> EXERCISE GOAL
Only the lines from the line containing "Give me the Plotly source for this chart." to the line containing "from plotly.subplots import make_subplots", with both of those lines, are to be repeated exactly. Leave the images out.

> AVAILABLE RECORDS
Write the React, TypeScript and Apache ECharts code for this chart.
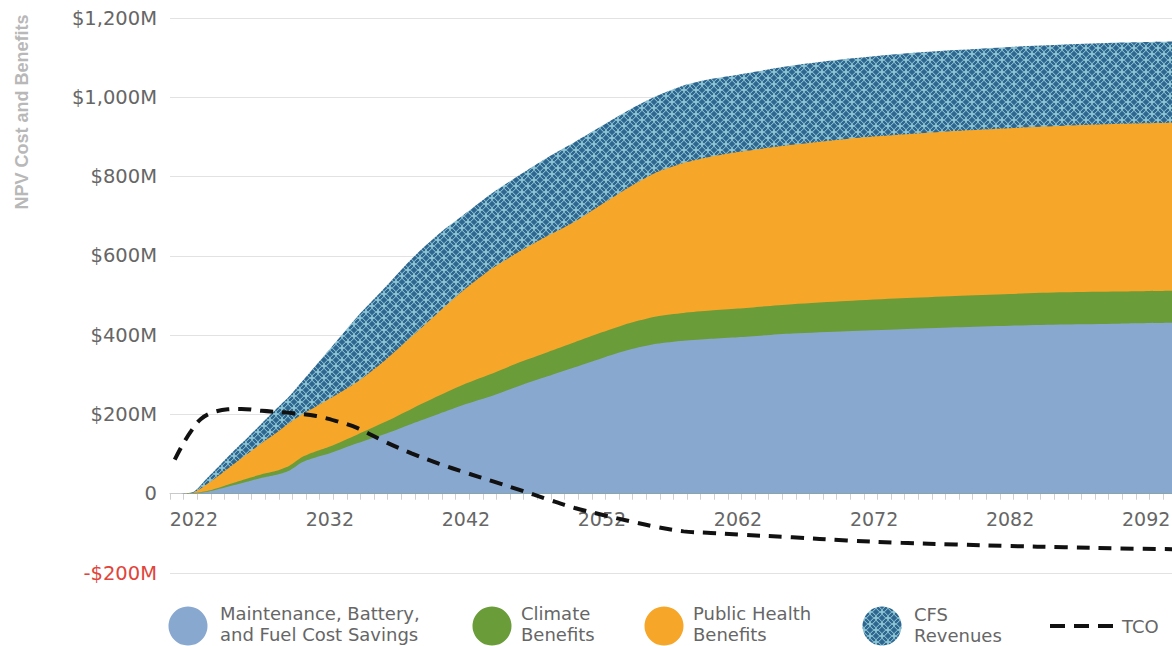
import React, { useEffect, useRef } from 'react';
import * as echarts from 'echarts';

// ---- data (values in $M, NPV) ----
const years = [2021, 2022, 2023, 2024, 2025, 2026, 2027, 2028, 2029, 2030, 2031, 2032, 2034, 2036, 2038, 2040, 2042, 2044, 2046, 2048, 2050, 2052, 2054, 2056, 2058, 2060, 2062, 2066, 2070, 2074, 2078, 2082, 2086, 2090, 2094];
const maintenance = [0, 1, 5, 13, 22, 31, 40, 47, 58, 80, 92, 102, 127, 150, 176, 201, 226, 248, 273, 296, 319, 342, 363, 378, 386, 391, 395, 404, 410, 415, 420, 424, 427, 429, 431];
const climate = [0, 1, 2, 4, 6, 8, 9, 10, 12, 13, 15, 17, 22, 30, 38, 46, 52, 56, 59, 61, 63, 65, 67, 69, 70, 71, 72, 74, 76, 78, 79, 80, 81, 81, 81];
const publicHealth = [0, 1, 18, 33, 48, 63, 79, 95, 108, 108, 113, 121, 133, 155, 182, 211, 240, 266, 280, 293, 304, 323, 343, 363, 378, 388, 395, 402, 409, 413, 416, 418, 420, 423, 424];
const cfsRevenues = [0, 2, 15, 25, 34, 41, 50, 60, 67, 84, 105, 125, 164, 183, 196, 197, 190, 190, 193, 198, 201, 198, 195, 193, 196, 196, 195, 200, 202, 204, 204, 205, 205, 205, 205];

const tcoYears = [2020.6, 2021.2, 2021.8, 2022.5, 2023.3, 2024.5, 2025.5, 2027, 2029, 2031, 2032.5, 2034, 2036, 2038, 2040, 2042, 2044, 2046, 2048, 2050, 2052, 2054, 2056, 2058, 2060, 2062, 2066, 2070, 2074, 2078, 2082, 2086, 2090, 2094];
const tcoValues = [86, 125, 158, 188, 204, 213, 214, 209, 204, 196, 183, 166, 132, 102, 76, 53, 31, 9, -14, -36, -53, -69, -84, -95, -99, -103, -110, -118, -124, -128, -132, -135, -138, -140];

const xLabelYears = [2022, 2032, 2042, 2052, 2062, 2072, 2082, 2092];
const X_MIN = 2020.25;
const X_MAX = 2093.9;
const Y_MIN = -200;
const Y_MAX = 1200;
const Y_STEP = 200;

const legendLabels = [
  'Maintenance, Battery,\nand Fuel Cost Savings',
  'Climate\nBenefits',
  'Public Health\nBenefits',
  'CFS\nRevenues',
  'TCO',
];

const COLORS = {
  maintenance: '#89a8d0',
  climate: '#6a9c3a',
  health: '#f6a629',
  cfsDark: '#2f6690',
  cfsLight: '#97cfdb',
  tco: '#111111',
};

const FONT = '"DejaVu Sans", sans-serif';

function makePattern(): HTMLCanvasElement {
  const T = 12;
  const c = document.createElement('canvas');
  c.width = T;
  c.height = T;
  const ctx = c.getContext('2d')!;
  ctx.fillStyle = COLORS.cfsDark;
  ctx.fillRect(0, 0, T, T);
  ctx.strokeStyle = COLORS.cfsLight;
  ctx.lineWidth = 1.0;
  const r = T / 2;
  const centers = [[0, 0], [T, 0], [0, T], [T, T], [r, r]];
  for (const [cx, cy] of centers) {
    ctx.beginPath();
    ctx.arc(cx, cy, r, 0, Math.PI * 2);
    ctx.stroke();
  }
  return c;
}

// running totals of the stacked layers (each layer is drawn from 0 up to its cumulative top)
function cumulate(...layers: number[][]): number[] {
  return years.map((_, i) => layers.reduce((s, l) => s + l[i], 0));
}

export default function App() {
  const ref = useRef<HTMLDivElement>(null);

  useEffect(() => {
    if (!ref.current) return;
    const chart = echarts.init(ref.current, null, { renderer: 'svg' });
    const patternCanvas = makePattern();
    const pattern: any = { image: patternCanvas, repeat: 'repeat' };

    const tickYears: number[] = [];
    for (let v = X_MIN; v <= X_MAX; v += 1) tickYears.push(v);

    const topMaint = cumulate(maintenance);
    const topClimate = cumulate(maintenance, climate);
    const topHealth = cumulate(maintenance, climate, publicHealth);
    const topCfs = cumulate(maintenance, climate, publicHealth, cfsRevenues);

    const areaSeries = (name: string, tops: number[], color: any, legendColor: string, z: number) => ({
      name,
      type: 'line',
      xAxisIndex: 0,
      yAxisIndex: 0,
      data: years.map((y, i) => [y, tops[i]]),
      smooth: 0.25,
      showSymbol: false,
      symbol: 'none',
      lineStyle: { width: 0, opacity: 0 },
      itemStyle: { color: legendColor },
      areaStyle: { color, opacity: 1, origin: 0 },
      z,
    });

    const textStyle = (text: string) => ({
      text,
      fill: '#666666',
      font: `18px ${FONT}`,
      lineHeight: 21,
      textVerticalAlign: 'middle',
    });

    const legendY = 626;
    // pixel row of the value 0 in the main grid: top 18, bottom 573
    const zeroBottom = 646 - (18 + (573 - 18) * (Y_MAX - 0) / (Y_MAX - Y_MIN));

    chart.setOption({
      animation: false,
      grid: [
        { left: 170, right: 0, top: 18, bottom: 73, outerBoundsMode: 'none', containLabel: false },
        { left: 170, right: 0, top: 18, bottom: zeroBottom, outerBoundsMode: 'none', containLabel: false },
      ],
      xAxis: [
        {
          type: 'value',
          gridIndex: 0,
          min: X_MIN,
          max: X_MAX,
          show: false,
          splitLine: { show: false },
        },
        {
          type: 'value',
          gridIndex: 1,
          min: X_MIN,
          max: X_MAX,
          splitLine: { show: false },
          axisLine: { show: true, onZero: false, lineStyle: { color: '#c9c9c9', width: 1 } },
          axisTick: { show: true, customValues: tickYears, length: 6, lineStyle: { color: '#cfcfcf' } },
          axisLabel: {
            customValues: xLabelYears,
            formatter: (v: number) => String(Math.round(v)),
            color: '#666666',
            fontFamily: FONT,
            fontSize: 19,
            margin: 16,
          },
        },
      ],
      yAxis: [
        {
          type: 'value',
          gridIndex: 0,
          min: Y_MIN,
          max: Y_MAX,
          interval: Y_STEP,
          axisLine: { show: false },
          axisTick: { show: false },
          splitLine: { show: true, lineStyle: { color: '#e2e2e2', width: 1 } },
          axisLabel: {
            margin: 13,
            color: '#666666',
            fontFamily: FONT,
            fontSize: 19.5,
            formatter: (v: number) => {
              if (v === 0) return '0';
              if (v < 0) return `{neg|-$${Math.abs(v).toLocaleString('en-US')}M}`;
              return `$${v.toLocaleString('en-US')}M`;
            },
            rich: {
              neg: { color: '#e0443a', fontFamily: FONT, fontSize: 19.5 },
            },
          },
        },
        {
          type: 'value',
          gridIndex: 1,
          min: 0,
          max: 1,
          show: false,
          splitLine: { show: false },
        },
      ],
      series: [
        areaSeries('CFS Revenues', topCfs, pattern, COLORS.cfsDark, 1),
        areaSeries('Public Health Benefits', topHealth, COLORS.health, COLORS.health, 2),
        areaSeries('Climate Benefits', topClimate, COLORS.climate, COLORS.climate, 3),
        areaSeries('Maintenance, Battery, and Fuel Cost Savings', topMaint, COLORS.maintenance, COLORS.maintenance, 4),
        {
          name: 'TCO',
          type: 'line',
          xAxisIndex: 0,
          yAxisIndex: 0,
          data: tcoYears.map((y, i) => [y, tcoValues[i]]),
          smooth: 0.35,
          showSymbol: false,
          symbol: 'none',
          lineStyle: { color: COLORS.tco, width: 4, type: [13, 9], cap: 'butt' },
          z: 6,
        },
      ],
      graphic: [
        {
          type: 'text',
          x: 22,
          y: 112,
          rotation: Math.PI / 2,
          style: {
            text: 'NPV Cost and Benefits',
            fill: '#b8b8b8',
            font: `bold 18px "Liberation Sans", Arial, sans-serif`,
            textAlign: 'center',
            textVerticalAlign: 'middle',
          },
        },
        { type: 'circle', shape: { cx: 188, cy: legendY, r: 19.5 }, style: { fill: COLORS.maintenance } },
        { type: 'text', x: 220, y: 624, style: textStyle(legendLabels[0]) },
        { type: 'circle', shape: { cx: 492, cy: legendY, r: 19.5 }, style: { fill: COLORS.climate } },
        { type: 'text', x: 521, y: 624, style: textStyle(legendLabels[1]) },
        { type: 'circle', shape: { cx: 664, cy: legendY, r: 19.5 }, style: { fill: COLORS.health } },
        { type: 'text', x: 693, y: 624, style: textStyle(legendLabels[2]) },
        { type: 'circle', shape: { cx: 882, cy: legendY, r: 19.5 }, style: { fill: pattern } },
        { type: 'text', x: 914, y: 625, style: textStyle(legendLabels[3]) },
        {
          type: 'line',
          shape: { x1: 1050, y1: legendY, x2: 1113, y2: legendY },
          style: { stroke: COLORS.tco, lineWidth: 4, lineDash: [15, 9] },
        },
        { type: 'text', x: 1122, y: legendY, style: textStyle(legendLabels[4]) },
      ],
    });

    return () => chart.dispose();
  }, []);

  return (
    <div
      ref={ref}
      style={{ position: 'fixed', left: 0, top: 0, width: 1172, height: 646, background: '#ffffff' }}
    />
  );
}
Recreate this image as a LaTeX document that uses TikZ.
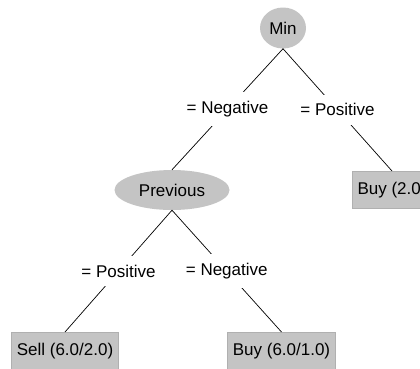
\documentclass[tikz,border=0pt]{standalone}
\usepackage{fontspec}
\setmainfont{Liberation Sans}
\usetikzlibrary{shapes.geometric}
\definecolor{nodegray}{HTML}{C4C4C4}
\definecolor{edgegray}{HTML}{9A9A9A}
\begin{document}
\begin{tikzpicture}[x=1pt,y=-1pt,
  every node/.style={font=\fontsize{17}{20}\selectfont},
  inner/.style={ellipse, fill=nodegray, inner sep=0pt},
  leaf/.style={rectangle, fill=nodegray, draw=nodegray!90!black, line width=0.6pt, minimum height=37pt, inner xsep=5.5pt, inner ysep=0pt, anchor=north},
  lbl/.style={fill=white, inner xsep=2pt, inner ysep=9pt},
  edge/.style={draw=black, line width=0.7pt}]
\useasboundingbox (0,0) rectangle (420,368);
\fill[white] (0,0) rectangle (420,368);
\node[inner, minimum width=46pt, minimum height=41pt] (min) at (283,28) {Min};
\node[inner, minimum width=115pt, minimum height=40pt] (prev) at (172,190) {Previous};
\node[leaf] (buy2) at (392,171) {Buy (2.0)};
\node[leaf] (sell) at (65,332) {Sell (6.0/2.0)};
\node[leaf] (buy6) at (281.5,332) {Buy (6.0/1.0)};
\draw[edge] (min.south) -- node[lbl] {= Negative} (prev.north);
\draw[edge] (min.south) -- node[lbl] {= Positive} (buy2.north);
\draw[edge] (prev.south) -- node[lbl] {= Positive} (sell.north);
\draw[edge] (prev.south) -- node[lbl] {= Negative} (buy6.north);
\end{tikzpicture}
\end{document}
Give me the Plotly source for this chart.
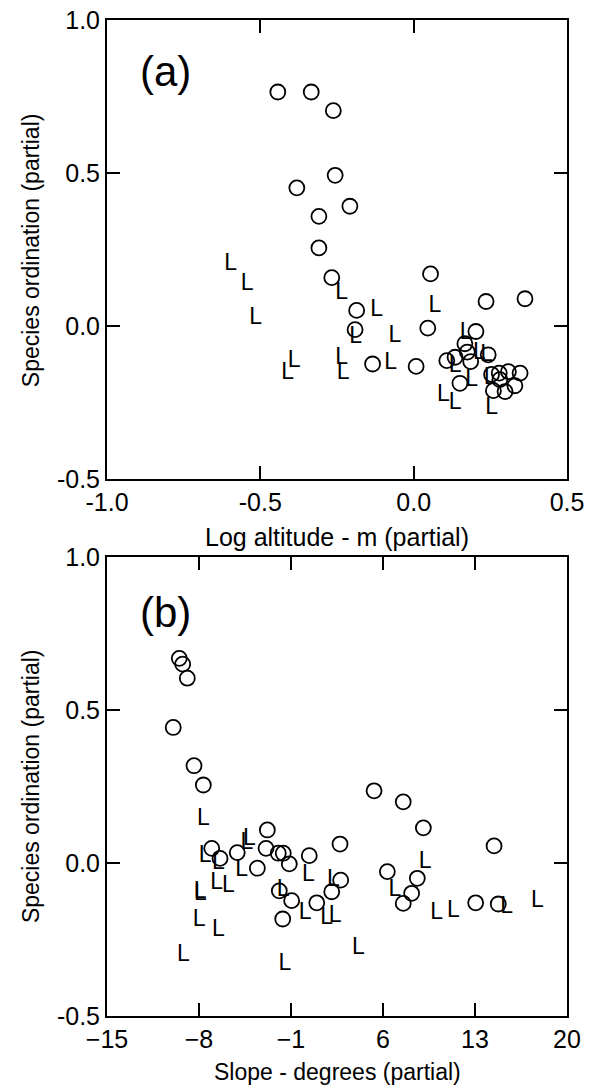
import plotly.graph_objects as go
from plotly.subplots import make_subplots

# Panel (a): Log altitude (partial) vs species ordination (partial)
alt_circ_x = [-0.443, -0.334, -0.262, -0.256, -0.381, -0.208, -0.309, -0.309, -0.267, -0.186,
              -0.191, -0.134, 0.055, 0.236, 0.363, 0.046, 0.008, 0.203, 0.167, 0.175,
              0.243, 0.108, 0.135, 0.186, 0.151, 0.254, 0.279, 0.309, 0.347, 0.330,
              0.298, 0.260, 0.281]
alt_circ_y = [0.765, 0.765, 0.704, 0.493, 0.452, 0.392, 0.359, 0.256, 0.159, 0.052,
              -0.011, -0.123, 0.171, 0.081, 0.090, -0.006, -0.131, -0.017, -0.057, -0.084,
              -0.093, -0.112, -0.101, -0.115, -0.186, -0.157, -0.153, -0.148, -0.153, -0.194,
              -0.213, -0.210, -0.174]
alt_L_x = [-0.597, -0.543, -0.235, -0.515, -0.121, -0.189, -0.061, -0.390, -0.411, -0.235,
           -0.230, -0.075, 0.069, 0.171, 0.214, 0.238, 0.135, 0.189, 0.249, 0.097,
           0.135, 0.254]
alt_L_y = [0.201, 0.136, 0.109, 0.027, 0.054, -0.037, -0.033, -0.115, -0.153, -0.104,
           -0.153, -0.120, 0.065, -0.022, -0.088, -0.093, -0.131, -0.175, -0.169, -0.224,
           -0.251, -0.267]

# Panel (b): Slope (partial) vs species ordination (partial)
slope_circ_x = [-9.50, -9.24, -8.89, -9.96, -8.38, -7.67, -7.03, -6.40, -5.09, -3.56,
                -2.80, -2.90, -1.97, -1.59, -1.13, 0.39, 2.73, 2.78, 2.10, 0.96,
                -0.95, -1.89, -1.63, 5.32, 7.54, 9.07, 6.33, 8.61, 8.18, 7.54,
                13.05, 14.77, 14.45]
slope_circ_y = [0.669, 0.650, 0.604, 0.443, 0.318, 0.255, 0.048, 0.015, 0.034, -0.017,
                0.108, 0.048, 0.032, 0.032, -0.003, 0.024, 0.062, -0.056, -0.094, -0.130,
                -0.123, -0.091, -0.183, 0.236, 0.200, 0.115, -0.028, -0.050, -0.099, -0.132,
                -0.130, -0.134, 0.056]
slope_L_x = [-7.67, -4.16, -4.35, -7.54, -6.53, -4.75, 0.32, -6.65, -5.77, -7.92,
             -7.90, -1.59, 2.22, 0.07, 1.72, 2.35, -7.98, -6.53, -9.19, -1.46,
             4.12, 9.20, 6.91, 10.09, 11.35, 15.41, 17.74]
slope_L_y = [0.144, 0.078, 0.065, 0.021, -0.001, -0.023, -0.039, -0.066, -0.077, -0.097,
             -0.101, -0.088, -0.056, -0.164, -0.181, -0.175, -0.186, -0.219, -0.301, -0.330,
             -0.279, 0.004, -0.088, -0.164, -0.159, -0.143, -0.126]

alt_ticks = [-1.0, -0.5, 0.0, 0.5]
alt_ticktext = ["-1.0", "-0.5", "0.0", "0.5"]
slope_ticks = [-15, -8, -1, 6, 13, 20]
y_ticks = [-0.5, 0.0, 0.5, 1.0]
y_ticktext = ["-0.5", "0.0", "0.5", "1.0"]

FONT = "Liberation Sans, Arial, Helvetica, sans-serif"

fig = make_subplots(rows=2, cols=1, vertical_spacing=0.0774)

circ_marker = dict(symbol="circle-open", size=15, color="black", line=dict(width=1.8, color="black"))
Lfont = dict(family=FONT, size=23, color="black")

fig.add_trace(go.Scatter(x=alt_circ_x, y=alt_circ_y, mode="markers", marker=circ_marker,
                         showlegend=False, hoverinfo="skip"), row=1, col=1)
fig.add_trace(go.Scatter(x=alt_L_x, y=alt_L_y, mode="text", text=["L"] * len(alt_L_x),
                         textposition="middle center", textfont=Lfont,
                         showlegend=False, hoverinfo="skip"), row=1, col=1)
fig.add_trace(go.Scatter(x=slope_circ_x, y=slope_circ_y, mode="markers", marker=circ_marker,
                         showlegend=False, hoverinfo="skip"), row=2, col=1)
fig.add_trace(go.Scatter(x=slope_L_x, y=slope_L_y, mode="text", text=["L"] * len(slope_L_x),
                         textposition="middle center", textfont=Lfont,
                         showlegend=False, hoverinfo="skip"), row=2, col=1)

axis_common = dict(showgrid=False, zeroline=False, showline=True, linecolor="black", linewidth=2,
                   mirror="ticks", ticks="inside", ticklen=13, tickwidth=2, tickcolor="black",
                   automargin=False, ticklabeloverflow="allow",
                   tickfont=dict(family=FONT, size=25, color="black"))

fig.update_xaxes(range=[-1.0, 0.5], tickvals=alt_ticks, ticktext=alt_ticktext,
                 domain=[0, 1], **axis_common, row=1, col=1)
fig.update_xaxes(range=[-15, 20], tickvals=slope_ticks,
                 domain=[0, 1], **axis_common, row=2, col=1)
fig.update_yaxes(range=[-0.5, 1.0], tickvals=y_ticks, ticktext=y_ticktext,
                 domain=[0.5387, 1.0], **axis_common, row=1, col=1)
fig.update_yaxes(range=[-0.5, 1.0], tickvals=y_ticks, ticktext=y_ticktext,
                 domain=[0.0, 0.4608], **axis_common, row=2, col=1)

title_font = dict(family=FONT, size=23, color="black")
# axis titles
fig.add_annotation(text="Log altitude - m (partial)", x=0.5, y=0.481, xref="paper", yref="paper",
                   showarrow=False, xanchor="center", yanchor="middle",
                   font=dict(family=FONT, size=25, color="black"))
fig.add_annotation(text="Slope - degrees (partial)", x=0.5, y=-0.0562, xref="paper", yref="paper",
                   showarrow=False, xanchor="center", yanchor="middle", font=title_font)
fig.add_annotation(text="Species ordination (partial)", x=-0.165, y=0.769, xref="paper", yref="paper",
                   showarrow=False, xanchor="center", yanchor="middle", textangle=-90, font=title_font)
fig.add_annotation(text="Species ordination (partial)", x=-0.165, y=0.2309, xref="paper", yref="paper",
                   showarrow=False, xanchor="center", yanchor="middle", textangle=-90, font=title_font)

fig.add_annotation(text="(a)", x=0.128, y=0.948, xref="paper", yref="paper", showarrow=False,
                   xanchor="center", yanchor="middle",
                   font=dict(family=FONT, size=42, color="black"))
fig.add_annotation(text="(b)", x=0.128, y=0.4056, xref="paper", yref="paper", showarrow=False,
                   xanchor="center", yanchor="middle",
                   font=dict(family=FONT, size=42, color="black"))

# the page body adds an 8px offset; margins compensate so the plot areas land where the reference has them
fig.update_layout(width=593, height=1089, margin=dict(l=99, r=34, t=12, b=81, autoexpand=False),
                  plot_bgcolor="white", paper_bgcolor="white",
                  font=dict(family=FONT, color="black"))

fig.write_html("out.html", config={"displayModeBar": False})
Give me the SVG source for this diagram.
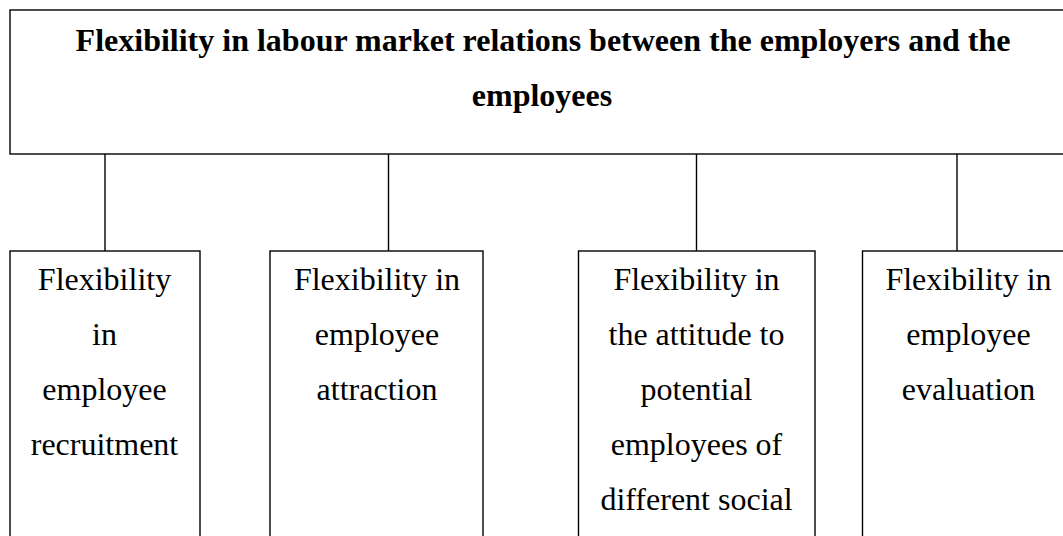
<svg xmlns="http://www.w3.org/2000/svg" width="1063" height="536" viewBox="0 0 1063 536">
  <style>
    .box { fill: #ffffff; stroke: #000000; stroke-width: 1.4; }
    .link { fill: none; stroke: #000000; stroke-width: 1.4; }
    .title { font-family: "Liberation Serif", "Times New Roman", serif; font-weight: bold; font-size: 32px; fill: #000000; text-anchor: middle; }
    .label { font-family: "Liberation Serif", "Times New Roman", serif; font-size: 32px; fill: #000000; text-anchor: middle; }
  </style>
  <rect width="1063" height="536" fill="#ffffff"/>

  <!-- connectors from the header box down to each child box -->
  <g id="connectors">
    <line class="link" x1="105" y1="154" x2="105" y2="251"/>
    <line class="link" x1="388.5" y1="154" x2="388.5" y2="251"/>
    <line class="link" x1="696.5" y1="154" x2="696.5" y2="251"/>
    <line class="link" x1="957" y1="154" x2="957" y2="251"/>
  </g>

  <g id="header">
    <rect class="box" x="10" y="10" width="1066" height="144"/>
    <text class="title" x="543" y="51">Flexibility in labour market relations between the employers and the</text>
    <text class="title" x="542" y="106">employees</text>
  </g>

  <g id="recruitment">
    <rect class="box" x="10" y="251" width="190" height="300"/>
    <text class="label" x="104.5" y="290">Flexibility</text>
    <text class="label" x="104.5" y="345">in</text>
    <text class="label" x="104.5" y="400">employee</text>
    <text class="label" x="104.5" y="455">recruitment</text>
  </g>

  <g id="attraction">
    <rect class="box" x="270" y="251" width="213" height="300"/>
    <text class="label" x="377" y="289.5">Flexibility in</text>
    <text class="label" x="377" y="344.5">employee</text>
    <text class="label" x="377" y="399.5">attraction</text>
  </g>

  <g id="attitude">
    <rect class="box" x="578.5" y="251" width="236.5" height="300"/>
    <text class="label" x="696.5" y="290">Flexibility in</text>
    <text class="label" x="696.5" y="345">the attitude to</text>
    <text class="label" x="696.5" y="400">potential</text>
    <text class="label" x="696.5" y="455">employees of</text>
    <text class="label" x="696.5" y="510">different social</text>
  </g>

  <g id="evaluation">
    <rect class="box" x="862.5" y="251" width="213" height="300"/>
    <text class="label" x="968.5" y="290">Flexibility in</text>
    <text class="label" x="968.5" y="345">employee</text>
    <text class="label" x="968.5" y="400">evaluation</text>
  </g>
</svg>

> FINAL RESULT
Give me the Plotly source for this chart.
import plotly.graph_objects as go
from plotly.subplots import make_subplots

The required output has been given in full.